| Direction |
Leave out the pictures and transcribe the rest of the records exactly.

========================

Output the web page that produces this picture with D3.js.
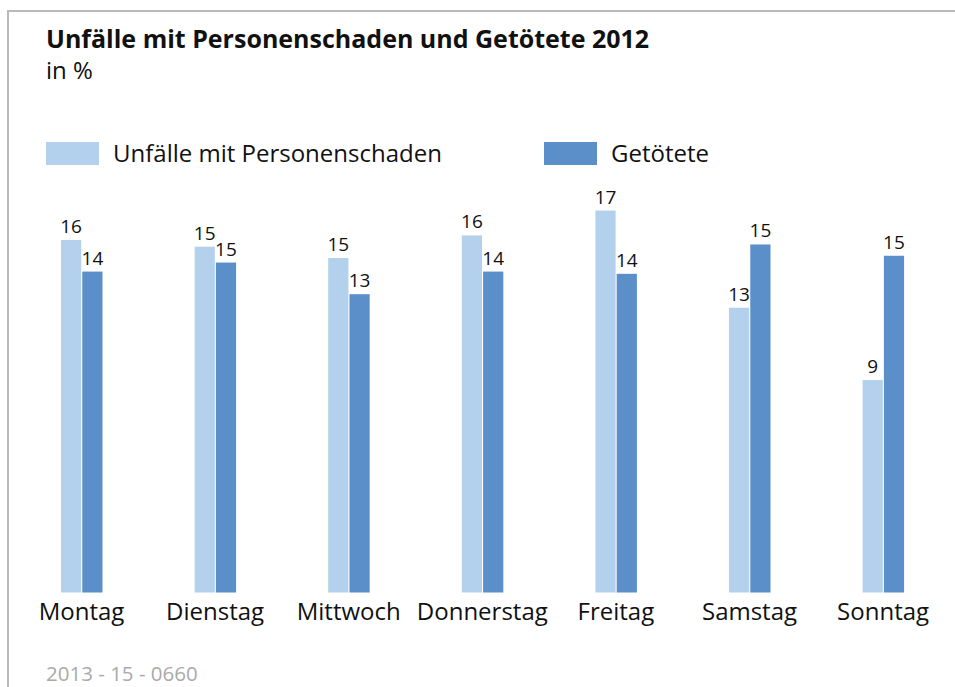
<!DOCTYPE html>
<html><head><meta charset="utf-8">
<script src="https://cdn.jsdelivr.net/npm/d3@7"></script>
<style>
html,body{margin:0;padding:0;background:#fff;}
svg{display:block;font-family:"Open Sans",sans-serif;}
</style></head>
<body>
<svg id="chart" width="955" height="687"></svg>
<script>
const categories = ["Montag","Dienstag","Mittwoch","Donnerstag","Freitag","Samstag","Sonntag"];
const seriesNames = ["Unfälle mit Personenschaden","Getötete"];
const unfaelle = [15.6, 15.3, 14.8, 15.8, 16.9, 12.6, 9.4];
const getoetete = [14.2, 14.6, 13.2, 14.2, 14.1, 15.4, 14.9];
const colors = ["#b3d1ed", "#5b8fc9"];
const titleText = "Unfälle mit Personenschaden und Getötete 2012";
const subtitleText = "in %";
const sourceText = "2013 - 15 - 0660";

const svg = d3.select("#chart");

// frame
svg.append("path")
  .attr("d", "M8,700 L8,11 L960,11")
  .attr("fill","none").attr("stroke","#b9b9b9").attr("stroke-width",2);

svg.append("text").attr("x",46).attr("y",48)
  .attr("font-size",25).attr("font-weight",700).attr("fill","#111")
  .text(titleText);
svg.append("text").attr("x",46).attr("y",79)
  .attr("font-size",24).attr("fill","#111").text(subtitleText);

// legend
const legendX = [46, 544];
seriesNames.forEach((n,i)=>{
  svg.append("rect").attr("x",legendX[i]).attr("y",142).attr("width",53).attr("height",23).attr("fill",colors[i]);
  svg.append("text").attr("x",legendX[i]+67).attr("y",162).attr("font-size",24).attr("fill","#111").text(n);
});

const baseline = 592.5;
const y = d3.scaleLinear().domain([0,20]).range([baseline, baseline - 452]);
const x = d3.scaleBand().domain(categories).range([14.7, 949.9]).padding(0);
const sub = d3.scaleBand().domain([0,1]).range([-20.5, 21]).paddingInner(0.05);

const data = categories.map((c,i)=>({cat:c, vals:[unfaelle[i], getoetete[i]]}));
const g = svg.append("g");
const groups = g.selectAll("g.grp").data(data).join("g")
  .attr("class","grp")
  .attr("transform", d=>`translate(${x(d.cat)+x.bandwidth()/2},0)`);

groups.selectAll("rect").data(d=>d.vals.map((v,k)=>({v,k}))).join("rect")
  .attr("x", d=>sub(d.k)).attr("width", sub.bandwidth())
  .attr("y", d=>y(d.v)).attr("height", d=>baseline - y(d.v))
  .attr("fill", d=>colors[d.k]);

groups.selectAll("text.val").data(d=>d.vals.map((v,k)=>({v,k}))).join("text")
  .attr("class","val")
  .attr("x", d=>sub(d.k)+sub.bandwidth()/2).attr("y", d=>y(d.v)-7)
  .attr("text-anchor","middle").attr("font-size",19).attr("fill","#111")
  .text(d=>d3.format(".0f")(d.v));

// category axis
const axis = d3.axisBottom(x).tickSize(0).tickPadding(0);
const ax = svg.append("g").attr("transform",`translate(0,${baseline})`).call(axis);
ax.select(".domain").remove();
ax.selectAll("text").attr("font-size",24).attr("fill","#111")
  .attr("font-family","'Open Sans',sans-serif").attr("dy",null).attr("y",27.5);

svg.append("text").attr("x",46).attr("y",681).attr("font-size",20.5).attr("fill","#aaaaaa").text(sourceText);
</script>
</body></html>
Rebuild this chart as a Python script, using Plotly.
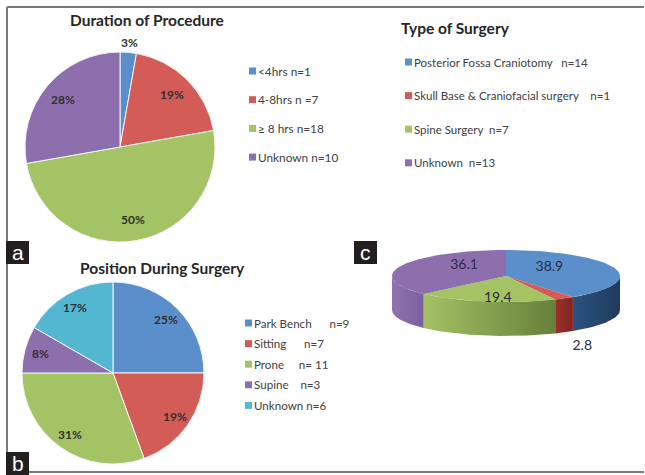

========================

| Answer to the exercise |
Output the web page that produces this picture with D3.js.
<!DOCTYPE html>
<html><head><meta charset="utf-8">
<script src="https://cdn.jsdelivr.net/npm/d3@7"></script>
<style>
html,body{margin:0;padding:0;background:#fff;}
svg{display:block;font-family:"Open Sans",sans-serif;}
</style></head>
<body>
<svg id="chart" width="955" height="687"></svg>
<script>
const categories = ["Montag","Dienstag","Mittwoch","Donnerstag","Freitag","Samstag","Sonntag"];
const seriesNames = ["Unfälle mit Personenschaden","Getötete"];
const unfaelle = [15.6, 15.3, 14.8, 15.8, 16.9, 12.6, 9.4];
const getoetete = [14.2, 14.6, 13.2, 14.2, 14.1, 15.4, 14.9];
const colors = ["#b3d1ed", "#5b8fc9"];
const titleText = "Unfälle mit Personenschaden und Getötete 2012";
const subtitleText = "in %";
const sourceText = "2013 - 15 - 0660";

const svg = d3.select("#chart");

// frame
svg.append("path")
  .attr("d", "M8,700 L8,11 L960,11")
  .attr("fill","none").attr("stroke","#b9b9b9").attr("stroke-width",2);

svg.append("text").attr("x",46).attr("y",48)
  .attr("font-size",25).attr("font-weight",700).attr("fill","#111")
  .text(titleText);
svg.append("text").attr("x",46).attr("y",79)
  .attr("font-size",24).attr("fill","#111").text(subtitleText);

// legend
const legendX = [46, 544];
seriesNames.forEach((n,i)=>{
  svg.append("rect").attr("x",legendX[i]).attr("y",142).attr("width",53).attr("height",23).attr("fill",colors[i]);
  svg.append("text").attr("x",legendX[i]+67).attr("y",162).attr("font-size",24).attr("fill","#111").text(n);
});

const baseline = 592.5;
const y = d3.scaleLinear().domain([0,20]).range([baseline, baseline - 452]);
const x = d3.scaleBand().domain(categories).range([14.7, 949.9]).padding(0);
const sub = d3.scaleBand().domain([0,1]).range([-20.5, 21]).paddingInner(0.05);

const data = categories.map((c,i)=>({cat:c, vals:[unfaelle[i], getoetete[i]]}));
const g = svg.append("g");
const groups = g.selectAll("g.grp").data(data).join("g")
  .attr("class","grp")
  .attr("transform", d=>`translate(${x(d.cat)+x.bandwidth()/2},0)`);

groups.selectAll("rect").data(d=>d.vals.map((v,k)=>({v,k}))).join("rect")
  .attr("x", d=>sub(d.k)).attr("width", sub.bandwidth())
  .attr("y", d=>y(d.v)).attr("height", d=>baseline - y(d.v))
  .attr("fill", d=>colors[d.k]);

groups.selectAll("text.val").data(d=>d.vals.map((v,k)=>({v,k}))).join("text")
  .attr("class","val")
  .attr("x", d=>sub(d.k)+sub.bandwidth()/2).attr("y", d=>y(d.v)-7)
  .attr("text-anchor","middle").attr("font-size",19).attr("fill","#111")
  .text(d=>d3.format(".0f")(d.v));

// category axis
const axis = d3.axisBottom(x).tickSize(0).tickPadding(0);
const ax = svg.append("g").attr("transform",`translate(0,${baseline})`).call(axis);
ax.select(".domain").remove();
ax.selectAll("text").attr("font-size",24).attr("fill","#111")
  .attr("font-family","'Open Sans',sans-serif").attr("dy",null).attr("y",27.5);

svg.append("text").attr("x",46).attr("y",681).attr("font-size",20.5).attr("fill","#aaaaaa").text(sourceText);
</script>
</body></html>
Rebuild this chart as a Python script, using Plotly.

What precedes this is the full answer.